- Publication Date : June 1, 2020
Farming in a Pandemic
It’s hard to know where to start with an update, or what to say that will feel relevant by the time this goes to print. This has been the most roller coaster of a season for our farm business in my memory. Not to say the most difficult. That year of the major flood/hail storm combo was pretty rough. The year the twins were born, when I already had a toddler in tow—that one wasn’t easy trying to farm either. But this year, it just feels like we have all been pulled in so many different directions, and it’s not just an individual struggle, it’s collective. We are in it together. We are reinventing ourselves, throwing perfectly good plans out the window and learning new skills. I don’t want to bore you with all the ways in which we had to adapt as a business over the last 4 months because I know it is similar for so many of you. Yet, it doesn’t seem like there is anything else of much importance to talk about, so I will just hit a few highlights.


Being Essential
I know it really varies by product/state/region/country, so everyone has had a different experience, but for us it really helped to know that we were an essential business. Growing vegetables and flowers put us in a prime position to be not only essential but also in demand. At the beginning of the shut-downs, everything we had was in demand: vegetables (boy, did people want to get food from people they trusted) and flowers (when all the wholesalers are shut down and every florist is your new best friend). It was great. And it was totally frustrating. Production didn’t peak for us with the pandemic. We had to turn a lot of interested customers away. We didn’t hire any new spring crew members because we wanted to keep our core employees as safe as possible. Sales stayed high for a long time but now seem to be tapering off. Do I feel like I have a handle on anything that is happening right now or in the near future? Not in the slightest. And as soon as I feel I have some little piece worked out, things change again.
Diversity and Trust
A few of the things I have been grateful for this year are having a diverse product stream and marketing channels.

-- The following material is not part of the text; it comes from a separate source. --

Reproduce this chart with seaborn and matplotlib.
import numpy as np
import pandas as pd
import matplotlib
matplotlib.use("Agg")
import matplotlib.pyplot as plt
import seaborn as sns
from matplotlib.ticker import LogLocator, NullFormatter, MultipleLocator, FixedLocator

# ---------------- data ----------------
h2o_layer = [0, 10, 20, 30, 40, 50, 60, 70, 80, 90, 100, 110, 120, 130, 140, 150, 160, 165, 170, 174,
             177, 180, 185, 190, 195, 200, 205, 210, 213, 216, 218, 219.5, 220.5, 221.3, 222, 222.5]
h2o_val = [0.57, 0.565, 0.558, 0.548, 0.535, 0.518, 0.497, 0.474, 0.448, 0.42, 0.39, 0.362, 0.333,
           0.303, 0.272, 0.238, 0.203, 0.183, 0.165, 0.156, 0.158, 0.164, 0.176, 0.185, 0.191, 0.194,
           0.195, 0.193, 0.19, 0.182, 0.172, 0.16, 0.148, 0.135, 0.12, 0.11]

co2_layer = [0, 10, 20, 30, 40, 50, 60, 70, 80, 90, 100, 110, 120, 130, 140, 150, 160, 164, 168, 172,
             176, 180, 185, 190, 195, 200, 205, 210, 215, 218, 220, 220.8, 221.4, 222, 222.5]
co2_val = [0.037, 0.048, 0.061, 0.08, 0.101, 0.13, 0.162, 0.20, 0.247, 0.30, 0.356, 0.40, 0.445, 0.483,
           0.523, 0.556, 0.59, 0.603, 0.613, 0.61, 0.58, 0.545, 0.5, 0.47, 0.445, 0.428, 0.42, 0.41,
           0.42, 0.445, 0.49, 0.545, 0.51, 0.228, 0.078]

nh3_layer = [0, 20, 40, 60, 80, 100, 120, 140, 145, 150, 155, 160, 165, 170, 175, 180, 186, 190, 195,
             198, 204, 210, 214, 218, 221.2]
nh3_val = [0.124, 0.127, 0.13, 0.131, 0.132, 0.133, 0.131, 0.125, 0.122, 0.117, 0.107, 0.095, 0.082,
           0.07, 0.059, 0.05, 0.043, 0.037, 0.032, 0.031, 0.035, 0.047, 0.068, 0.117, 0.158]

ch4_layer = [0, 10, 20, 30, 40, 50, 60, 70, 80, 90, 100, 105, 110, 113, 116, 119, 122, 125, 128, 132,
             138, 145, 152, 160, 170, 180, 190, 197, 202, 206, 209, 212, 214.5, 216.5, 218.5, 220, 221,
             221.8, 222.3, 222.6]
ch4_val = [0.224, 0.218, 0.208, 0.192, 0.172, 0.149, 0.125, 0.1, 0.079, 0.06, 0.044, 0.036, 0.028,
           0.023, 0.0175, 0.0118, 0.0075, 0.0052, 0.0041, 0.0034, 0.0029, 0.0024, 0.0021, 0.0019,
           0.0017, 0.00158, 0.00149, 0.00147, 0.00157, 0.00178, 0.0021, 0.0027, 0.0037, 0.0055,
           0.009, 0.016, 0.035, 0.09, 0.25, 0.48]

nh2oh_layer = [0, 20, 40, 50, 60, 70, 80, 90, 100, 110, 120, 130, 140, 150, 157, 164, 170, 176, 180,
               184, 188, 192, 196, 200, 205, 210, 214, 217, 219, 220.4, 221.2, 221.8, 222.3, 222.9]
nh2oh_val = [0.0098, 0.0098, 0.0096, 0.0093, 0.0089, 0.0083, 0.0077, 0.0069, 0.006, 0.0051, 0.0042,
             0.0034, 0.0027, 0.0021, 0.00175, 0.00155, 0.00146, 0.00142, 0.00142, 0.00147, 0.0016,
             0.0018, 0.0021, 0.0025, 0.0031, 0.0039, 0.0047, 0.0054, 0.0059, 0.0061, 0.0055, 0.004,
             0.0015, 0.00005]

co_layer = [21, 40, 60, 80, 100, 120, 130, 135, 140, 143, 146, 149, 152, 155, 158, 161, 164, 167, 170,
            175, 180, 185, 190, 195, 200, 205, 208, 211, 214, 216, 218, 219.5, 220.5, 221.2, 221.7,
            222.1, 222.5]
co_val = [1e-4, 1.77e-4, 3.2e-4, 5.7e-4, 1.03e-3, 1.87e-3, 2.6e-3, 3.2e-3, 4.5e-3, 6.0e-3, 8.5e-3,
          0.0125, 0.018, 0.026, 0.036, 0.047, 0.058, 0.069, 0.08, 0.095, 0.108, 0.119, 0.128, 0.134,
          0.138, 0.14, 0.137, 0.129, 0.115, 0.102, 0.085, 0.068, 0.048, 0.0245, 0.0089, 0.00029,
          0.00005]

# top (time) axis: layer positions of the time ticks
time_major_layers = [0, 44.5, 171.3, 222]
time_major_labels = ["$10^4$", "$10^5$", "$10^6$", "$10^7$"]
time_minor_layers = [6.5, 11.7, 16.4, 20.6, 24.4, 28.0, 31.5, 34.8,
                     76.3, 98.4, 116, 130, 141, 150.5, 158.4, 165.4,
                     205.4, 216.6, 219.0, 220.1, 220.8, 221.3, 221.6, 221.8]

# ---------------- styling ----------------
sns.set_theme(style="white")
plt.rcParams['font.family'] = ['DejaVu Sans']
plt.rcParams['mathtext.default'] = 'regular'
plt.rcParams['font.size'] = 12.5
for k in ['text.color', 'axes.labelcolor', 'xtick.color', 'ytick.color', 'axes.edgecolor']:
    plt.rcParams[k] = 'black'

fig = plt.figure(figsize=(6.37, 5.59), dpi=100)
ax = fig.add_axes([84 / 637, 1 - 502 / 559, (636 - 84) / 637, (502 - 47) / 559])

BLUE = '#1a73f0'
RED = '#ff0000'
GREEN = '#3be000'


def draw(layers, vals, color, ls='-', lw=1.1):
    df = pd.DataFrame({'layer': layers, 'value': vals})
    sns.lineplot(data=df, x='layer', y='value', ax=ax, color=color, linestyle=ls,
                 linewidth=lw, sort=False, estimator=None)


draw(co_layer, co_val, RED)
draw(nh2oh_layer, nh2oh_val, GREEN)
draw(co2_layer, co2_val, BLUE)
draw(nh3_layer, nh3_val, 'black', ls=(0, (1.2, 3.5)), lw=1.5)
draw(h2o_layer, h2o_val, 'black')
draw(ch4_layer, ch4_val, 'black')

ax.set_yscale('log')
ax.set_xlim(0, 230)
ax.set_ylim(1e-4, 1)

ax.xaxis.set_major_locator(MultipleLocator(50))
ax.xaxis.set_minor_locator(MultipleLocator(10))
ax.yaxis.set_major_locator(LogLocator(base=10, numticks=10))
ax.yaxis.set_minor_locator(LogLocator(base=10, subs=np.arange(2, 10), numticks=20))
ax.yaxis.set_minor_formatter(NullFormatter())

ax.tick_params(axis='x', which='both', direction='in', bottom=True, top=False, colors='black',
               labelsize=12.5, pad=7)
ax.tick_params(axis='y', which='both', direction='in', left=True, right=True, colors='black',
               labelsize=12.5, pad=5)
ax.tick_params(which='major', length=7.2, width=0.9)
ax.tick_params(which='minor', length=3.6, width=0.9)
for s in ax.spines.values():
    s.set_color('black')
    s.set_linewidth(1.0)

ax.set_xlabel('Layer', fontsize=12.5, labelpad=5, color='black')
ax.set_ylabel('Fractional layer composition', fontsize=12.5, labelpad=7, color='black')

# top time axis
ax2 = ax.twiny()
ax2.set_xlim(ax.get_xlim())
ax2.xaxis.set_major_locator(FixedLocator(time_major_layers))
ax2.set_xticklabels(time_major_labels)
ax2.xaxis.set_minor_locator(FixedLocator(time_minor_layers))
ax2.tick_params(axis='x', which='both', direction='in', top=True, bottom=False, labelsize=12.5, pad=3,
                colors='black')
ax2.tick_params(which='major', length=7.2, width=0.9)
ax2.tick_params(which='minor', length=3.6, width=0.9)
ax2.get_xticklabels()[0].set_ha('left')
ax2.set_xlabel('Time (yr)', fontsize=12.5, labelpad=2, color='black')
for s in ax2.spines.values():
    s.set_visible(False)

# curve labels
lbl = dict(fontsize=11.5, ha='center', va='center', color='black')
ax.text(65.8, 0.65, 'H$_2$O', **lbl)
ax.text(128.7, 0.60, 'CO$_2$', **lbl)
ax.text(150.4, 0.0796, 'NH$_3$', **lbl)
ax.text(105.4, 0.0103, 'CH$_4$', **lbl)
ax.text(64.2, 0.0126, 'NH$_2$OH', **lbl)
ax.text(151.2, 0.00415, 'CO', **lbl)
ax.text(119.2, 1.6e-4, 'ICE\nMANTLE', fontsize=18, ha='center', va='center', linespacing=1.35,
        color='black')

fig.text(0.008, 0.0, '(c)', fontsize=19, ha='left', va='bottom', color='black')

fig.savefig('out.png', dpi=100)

Having a loyal and trusting customer base that reads my newsletter has also been a huge help. If I hadn’t had a way to communicate all the many changes happening weekly to my customers, I don’t know where we would be. A pop-up on our website, auto-responder email, and an informative message on the answering machine—all those things helped as well. But, oh, the questions. The many, many needy questions that flooded in from all directions regardless.

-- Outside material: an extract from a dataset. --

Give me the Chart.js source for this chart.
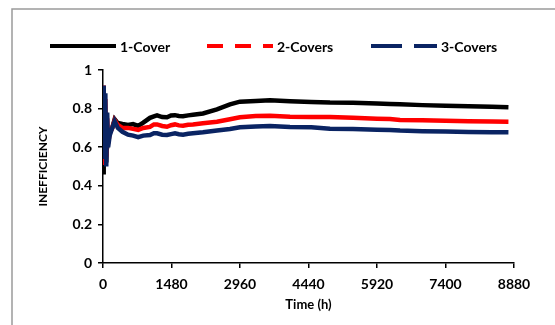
<!DOCTYPE html>
<html>
<head>
<meta charset="utf-8">
<script src="https://cdn.jsdelivr.net/npm/chart.js@4/dist/chart.umd.min.js"></script>
<style>
  html, body { margin: 0; padding: 0; background: #fff; }
  #wrap { width: 555px; height: 325px; position: relative; }
</style>
</head>
<body>
<div id="wrap"><canvas id="chart" width="555" height="325"></canvas></div>
<script>
// hourly simulation, sampled
const hours = [0, 15, 30, 50, 70, 90, 110, 144, 200, 252, 320, 420, 540, 650, 760, 870,
  1015, 1100, 1167, 1280, 1383, 1470, 1555, 1640, 1728, 1840, 1944, 2160, 2462, 2743,
  2959, 3300, 3607, 4040, 4500, 4904, 5400, 5920, 6201, 6417, 6900, 7400, 7900, 8400, 8760]

const oneCover = [0.47, 0.62, 0.55, 0.78, 0.52, 0.70, 0.63, 0.68, 0.70, 0.745, 0.725, 0.72,
  0.715, 0.72, 0.71, 0.727, 0.752, 0.76, 0.765, 0.756, 0.755, 0.764, 0.766, 0.762, 0.76,
  0.765, 0.768, 0.775, 0.796, 0.822, 0.836, 0.84, 0.843, 0.838, 0.834, 0.831, 0.83, 0.826,
  0.824, 0.822, 0.818, 0.815, 0.812, 0.81, 0.807]

const twoCovers = [0.52, 0.92, 0.60, 0.85, 0.55, 0.75, 0.62, 0.67, 0.70, 0.74, 0.715, 0.70,
  0.70, 0.695, 0.69, 0.70, 0.705, 0.718, 0.718, 0.71, 0.706, 0.714, 0.718, 0.713, 0.711,
  0.716, 0.718, 0.724, 0.732, 0.745, 0.755, 0.762, 0.763, 0.758, 0.757, 0.756, 0.752,
  0.748, 0.746, 0.741, 0.739, 0.737, 0.735, 0.733, 0.732]

const threeCovers = [0.55, 0.92, 0.58, 0.88, 0.50, 0.78, 0.60, 0.66, 0.70, 0.735, 0.70, 0.68,
  0.665, 0.66, 0.652, 0.66, 0.663, 0.672, 0.672, 0.665, 0.663, 0.668, 0.672, 0.667, 0.665,
  0.67, 0.672, 0.677, 0.686, 0.694, 0.703, 0.707, 0.71, 0.705, 0.703, 0.696, 0.694,
  0.691, 0.689, 0.686, 0.683, 0.681, 0.679, 0.678, 0.677]

const seriesNames = ['1-Cover', '2-Covers', '3-Covers']
const seriesColors = ['#000000', '#ff0000', '#0a2463']
const legendDashes = [[], [16, 12], [31, 12]]

const FONT = 'Lato, "Open Sans", sans-serif'

function toPoints(values) {
  return values.map((v, i) => ({ x: hours[i], y: v }))
}

const frame = {
  id: 'frame',
  beforeDraw(chart) {
    const { ctx, width, height } = chart
    ctx.save()
    ctx.strokeStyle = '#9a9a9a'
    ctx.lineWidth = 1.5
    ctx.beginPath()
    ctx.moveTo(12, height)
    ctx.lineTo(12, 9)
    ctx.lineTo(width, 9)
    ctx.stroke()
    ctx.restore()
  }
}

// legend drawn by hand so the sample lines can carry dashes
const legendRow = {
  id: 'legendRow',
  afterDraw(chart) {
    const { ctx } = chart
    const starts = [50, 207, 371]
    const y = 46
    ctx.save()
    ctx.font = 'bold 14px ' + FONT
    ctx.textBaseline = 'middle'
    seriesNames.forEach((name, i) => {
      ctx.beginPath()
      ctx.setLineDash(legendDashes[i])
      ctx.strokeStyle = seriesColors[i]
      ctx.lineWidth = 4
      ctx.lineCap = 'butt'
      ctx.moveTo(starts[i], y)
      ctx.lineTo(starts[i] + 66, y)
      ctx.stroke()
      ctx.setLineDash([])
      ctx.fillStyle = '#000'
      ctx.fillText(name, starts[i] + 70, y + 1)
    })
    ctx.restore()
  }
}

new Chart(document.getElementById('chart'), {
  type: 'line',
  data: {
    datasets: [oneCover, twoCovers, threeCovers].map((vals, i) => ({
      label: seriesNames[i],
      data: toPoints(vals),
      borderColor: seriesColors[i],
      backgroundColor: seriesColors[i],
      borderWidth: 4.5,
      pointRadius: 0,
      tension: 0,
      fill: false
    })).reverse()
  },
  options: {
    responsive: false,
    animation: false,
    layout: { padding: { left: 33, top: 70, right: 41, bottom: 9 } },
    plugins: {
      legend: { display: false },
      tooltip: { enabled: false }
    },
    scales: {
      x: {
        type: 'linear',
        min: 0,
        max: 8880,
        afterFit(scale) { scale.height = 53 },
        border: { color: '#000', width: 1.5 },
        grid: { drawOnChartArea: false, color: '#000', tickLength: 5, lineWidth: 1.5 },
        ticks: {
          stepSize: 1480,
          color: '#000',
          padding: 8,
          maxRotation: 0,
          font: { family: FONT, size: 14, weight: 'bold' },
          callback: v => String(v)
        },
        title: {
          display: true,
          text: 'Time (h)',
          color: '#000',
          padding: { top: 2, bottom: 3 },
          font: { family: FONT, size: 13, weight: 'bold' }
        }
      },
      y: {
        min: 0,
        max: 1,
        afterFit(scale) { scale.width = 70 },
        border: { color: '#000', width: 1.5 },
        grid: { drawOnChartArea: false, color: '#000', tickLength: 5, lineWidth: 1.5 },
        ticks: {
          stepSize: 0.2,
          color: '#000',
          padding: 6,
          font: { family: FONT, size: 14, weight: 'bold' },
          callback: v => String(Math.round(v * 10) / 10)
        },
        title: {
          display: true,
          text: 'INEFFICIENCY',
          color: '#000',
          padding: { top: 3, bottom: 4 },
          font: { family: FONT, size: 12, weight: 'bold' }
        }
      }
    }
  },
  plugins: [frame, legendRow]
})
</script>
</body>
</html>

Another thing I am grateful for is all the many partnerships we entered to make our business survive during this pandemic. Our farmers’ markets were closed but the market entity immediately opened online sales, and sold fresh veggie boxes along with flowers and other products from other vendors for a “drive-through” market. Sales were great and the market kept it so well organized. We were approached by so many other business partners who also wanted to help us out and offered their spaces to sell our products. It was great to see the business community coming together.
Pushing Limits


One thing the pandemic can push you to do is spend a lot of money on packaging. More with food products than with flowers, the panic over contamination was a big one. Many of our wholesale customers wanted every single item individually packaged. Plus all the boxes for our veggie box market program. Plus flower boxes for shipping. I spent so much more money on packaging than ever before, which goes against my environmentalist nature. But it also kept us in business.
Not only are we dealing with business in the time of pandemic, but also in one of the most tumultuous political times in my memory. As a business owner I have always left politics out of my business and my social media. Lately I have crossed the line and started to speak my heart openly and share with my customers what we believe, support, and stand for, openly supporting the Black Lives Matter movement and social justice. It’s been cathartic to say the least. I realize that standing up for social justice isn’t political, it’s human rights. With the realization that if I couldn’t state my beliefs to my customers, then I was profiting off of an oppressive society was the tipping point for me. I have a voice, a responsibility, and an obligation to do the right thing, always. And honestly, for me, seeing so much collective outcry for human rights and putting people over profit has been a true gift of this year.
I have heard from many of you that flower sales are way up, even if they may look different than most years. We are all finding our new normal. I hope that you all are finding that through all the crazy changes that this year has brought, that there are also silver linings. For me it has been pushing myself to try new business ventures. Not being afraid to drop what isn’t working and go big with what is working. I have learned to not be afraid of online sales or of shipping flowers. But most of all, witnessing all the many kindnesses that the human race shows up for when times get tough is keeping me going.